----- COLLECTED DATA -----
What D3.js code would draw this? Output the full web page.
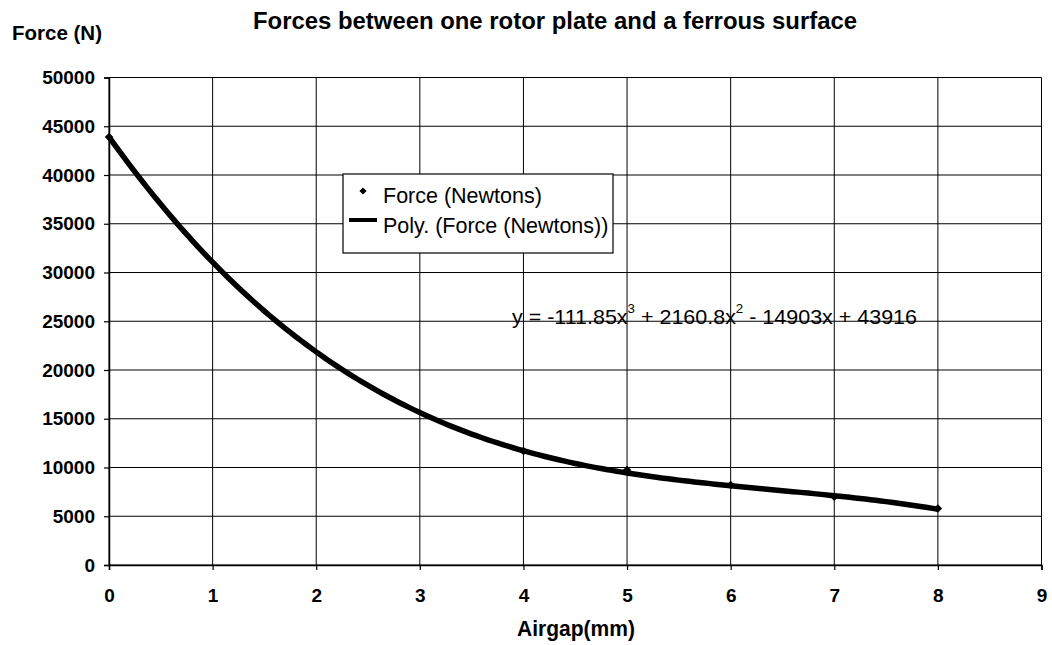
<!DOCTYPE html>
<html><head><meta charset="utf-8">
<script src="https://cdn.jsdelivr.net/npm/d3@7"></script>
<style>
body{margin:0;background:#fff;}
svg{display:block;font-family:"Liberation Sans",Arial,sans-serif;}
</style></head><body>
<svg id="chart" width="1052" height="645"></svg>
<script>
const airgap = [0, 4, 5, 6, 7, 8];
const force = [43900, 11700, 9750, 8200, 7000, 5800];
const polyCoeffs = [43916, -14903, 2160.8, -111.85]; // c0 + c1 x + c2 x^2 + c3 x^3
const xTicks = [0,1,2,3,4,5,6,7,8,9];
const yTicks = [0,5000,10000,15000,20000,25000,30000,35000,40000,45000,50000];
const titleText = "Forces between one rotor plate and a ferrous surface";
const yTitle = "Force (N)";
const xTitle = "Airgap(mm)";
const legendLabels = ["Force (Newtons)", "Poly. (Force (Newtons))"];

const svg = d3.select("#chart");
const L = 109, R = 1041.5, T = 77.5, B = 565;
const x = d3.scaleLinear().domain([0, 9]).range([L, R]);
const y = d3.scaleLinear().domain([0, 50000]).range([B, T]);

function fit(sel, w) {
  sel.each(function() { this.setAttribute("textLength", w); this.setAttribute("lengthAdjust", "spacingAndGlyphs"); });
  return sel;
}

// grid
const g = svg.append("g");
g.selectAll(".hg").data(yTicks).join("line")
  .attr("x1", L).attr("x2", R).attr("y1", d => y(d)).attr("y2", d => y(d))
  .attr("stroke", "#000").attr("stroke-width", 1);
g.selectAll(".vg").data(xTicks).join("line")
  .attr("y1", T).attr("y2", B).attr("x1", d => x(d)).attr("x2", d => x(d))
  .attr("stroke", "#000").attr("stroke-width", 1);

// axes
const xAxis = d3.axisBottom(x).tickValues(xTicks).tickSize(5).tickPadding(19).tickFormat(d3.format("d"));
const yAxis = d3.axisLeft(y).tickValues(yTicks).tickSize(5).tickPadding(9).tickFormat(d3.format("d"));
const gx = svg.append("g").attr("transform", `translate(0,${B})`).call(xAxis);
const gy = svg.append("g").attr("transform", `translate(${L},0)`).call(yAxis);
[gx, gy].forEach(a => {
  a.select(".domain").attr("stroke", "#000").attr("stroke-width", 1.5);
  a.selectAll(".tick line").attr("stroke", "#000").attr("stroke-width", 1.2);
  a.selectAll("text").attr("fill", "#000").attr("font-size", 19).attr("font-weight", "bold")
    .attr("font-family", "'Liberation Sans', Arial, sans-serif");
});

// trendline from displayed equation
const polyF = t => polyCoeffs.reduce((s, c, i) => s + c * Math.pow(t, i), 0);
const trendX = d3.range(0, 8.0001, 0.05);
svg.append("path")
  .datum(trendX)
  .attr("d", d3.line().x(d => x(d)).y(d => y(polyF(d))))
  .attr("fill", "none").attr("stroke", "#000").attr("stroke-width", 5.5).attr("stroke-linejoin","round");

// markers (square rotated 45deg)
const diamond = d3.symbol().type(d3.symbolSquare).size(36);
svg.selectAll(".pt").data(airgap.map((a, i) => [a, force[i]])).join("path")
  .attr("d", diamond).attr("transform", d => `translate(${x(d[0])},${y(d[1])}) rotate(45)`)
  .attr("fill", "#000");

// legend
const lg = svg.append("g");
lg.append("rect").attr("x", 343).attr("y", 174).attr("width", 270).attr("height", 79)
  .attr("fill", "#fff").attr("stroke", "#000").attr("stroke-width", 1.2);
lg.append("path").attr("d", d3.symbol().type(d3.symbolSquare).size(26))
  .attr("transform", "translate(363,191) rotate(45)").attr("fill", "#000");
lg.append("line").attr("x1", 349).attr("x2", 377).attr("y1", 220).attr("y2", 220)
  .attr("stroke", "#000").attr("stroke-width", 4);
lg.selectAll(".lt").data(legendLabels).join("text")
  .attr("x", 383).attr("y", (d, i) => 203 + i * 30)
  .attr("font-size", 21.5).attr("fill", "#000").text(d => d);

// equation
const eq = svg.append("text").attr("x", 512).attr("y", 324).attr("font-size", 21).attr("fill", "#000");
eq.append("tspan").text("y = -111.85x");
eq.append("tspan").attr("dy", -11).attr("font-size", 13).text("3");
eq.append("tspan").attr("dy", 11).text(" + 2160.8x");
eq.append("tspan").attr("dy", -11).attr("font-size", 13).text("2");
eq.append("tspan").attr("dy", 11).text(" - 14903x + 43916");
fit(eq, 405);

// titles
fit(svg.append("text").attr("x", 253).attr("y", 29)
  .attr("font-size", 23.5).attr("font-weight", "bold").text(titleText), 604);
fit(svg.append("text").attr("x", 12).attr("y", 40)
  .attr("font-size", 20).attr("font-weight", "bold").text(yTitle), 90);
fit(svg.append("text").attr("x", 517).attr("y", 636)
  .attr("font-size", 21.5).attr("font-weight", "bold").text(xTitle), 118);
</script>
</body></html>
-----
## [WHAT TO WORK ON]
Reproduce the whole listing exactly, but not the images in it.

## [OUTPUT]
What D3.js code would draw this? Output the full web page.
<!DOCTYPE html>
<html><head><meta charset="utf-8">
<script src="https://cdn.jsdelivr.net/npm/d3@7"></script>
<style>
body{margin:0;background:#fff;}
svg{display:block;font-family:"Liberation Sans",Arial,sans-serif;}
</style></head><body>
<svg id="chart" width="1052" height="645"></svg>
<script>
const airgap = [0, 4, 5, 6, 7, 8];
const force = [43900, 11700, 9750, 8200, 7000, 5800];
const polyCoeffs = [43916, -14903, 2160.8, -111.85]; // c0 + c1 x + c2 x^2 + c3 x^3
const xTicks = [0,1,2,3,4,5,6,7,8,9];
const yTicks = [0,5000,10000,15000,20000,25000,30000,35000,40000,45000,50000];
const titleText = "Forces between one rotor plate and a ferrous surface";
const yTitle = "Force (N)";
const xTitle = "Airgap(mm)";
const legendLabels = ["Force (Newtons)", "Poly. (Force (Newtons))"];

const svg = d3.select("#chart");
const L = 109, R = 1041.5, T = 77.5, B = 565;
const x = d3.scaleLinear().domain([0, 9]).range([L, R]);
const y = d3.scaleLinear().domain([0, 50000]).range([B, T]);

function fit(sel, w) {
  sel.each(function() { this.setAttribute("textLength", w); this.setAttribute("lengthAdjust", "spacingAndGlyphs"); });
  return sel;
}

// grid
const g = svg.append("g");
g.selectAll(".hg").data(yTicks).join("line")
  .attr("x1", L).attr("x2", R).attr("y1", d => y(d)).attr("y2", d => y(d))
  .attr("stroke", "#000").attr("stroke-width", 1);
g.selectAll(".vg").data(xTicks).join("line")
  .attr("y1", T).attr("y2", B).attr("x1", d => x(d)).attr("x2", d => x(d))
  .attr("stroke", "#000").attr("stroke-width", 1);

// axes
const xAxis = d3.axisBottom(x).tickValues(xTicks).tickSize(5).tickPadding(19).tickFormat(d3.format("d"));
const yAxis = d3.axisLeft(y).tickValues(yTicks).tickSize(5).tickPadding(9).tickFormat(d3.format("d"));
const gx = svg.append("g").attr("transform", `translate(0,${B})`).call(xAxis);
const gy = svg.append("g").attr("transform", `translate(${L},0)`).call(yAxis);
[gx, gy].forEach(a => {
  a.select(".domain").attr("stroke", "#000").attr("stroke-width", 1.5);
  a.selectAll(".tick line").attr("stroke", "#000").attr("stroke-width", 1.2);
  a.selectAll("text").attr("fill", "#000").attr("font-size", 19).attr("font-weight", "bold")
    .attr("font-family", "'Liberation Sans', Arial, sans-serif");
});

// trendline from displayed equation
const polyF = t => polyCoeffs.reduce((s, c, i) => s + c * Math.pow(t, i), 0);
const trendX = d3.range(0, 8.0001, 0.05);
svg.append("path")
  .datum(trendX)
  .attr("d", d3.line().x(d => x(d)).y(d => y(polyF(d))))
  .attr("fill", "none").attr("stroke", "#000").attr("stroke-width", 5.5).attr("stroke-linejoin","round");

// markers (square rotated 45deg)
const diamond = d3.symbol().type(d3.symbolSquare).size(36);
svg.selectAll(".pt").data(airgap.map((a, i) => [a, force[i]])).join("path")
  .attr("d", diamond).attr("transform", d => `translate(${x(d[0])},${y(d[1])}) rotate(45)`)
  .attr("fill", "#000");

// legend
const lg = svg.append("g");
lg.append("rect").attr("x", 343).attr("y", 174).attr("width", 270).attr("height", 79)
  .attr("fill", "#fff").attr("stroke", "#000").attr("stroke-width", 1.2);
lg.append("path").attr("d", d3.symbol().type(d3.symbolSquare).size(26))
  .attr("transform", "translate(363,191) rotate(45)").attr("fill", "#000");
lg.append("line").attr("x1", 349).attr("x2", 377).attr("y1", 220).attr("y2", 220)
  .attr("stroke", "#000").attr("stroke-width", 4);
lg.selectAll(".lt").data(legendLabels).join("text")
  .attr("x", 383).attr("y", (d, i) => 203 + i * 30)
  .attr("font-size", 21.5).attr("fill", "#000").text(d => d);

// equation
const eq = svg.append("text").attr("x", 512).attr("y", 324).attr("font-size", 21).attr("fill", "#000");
eq.append("tspan").text("y = -111.85x");
eq.append("tspan").attr("dy", -11).attr("font-size", 13).text("3");
eq.append("tspan").attr("dy", 11).text(" + 2160.8x");
eq.append("tspan").attr("dy", -11).attr("font-size", 13).text("2");
eq.append("tspan").attr("dy", 11).text(" - 14903x + 43916");
fit(eq, 405);

// titles
fit(svg.append("text").attr("x", 253).attr("y", 29)
  .attr("font-size", 23.5).attr("font-weight", "bold").text(titleText), 604);
fit(svg.append("text").attr("x", 12).attr("y", 40)
  .attr("font-size", 20).attr("font-weight", "bold").text(yTitle), 90);
fit(svg.append("text").attr("x", 517).attr("y", 636)
  .attr("font-size", 21.5).attr("font-weight", "bold").text(xTitle), 118);
</script>
</body></html>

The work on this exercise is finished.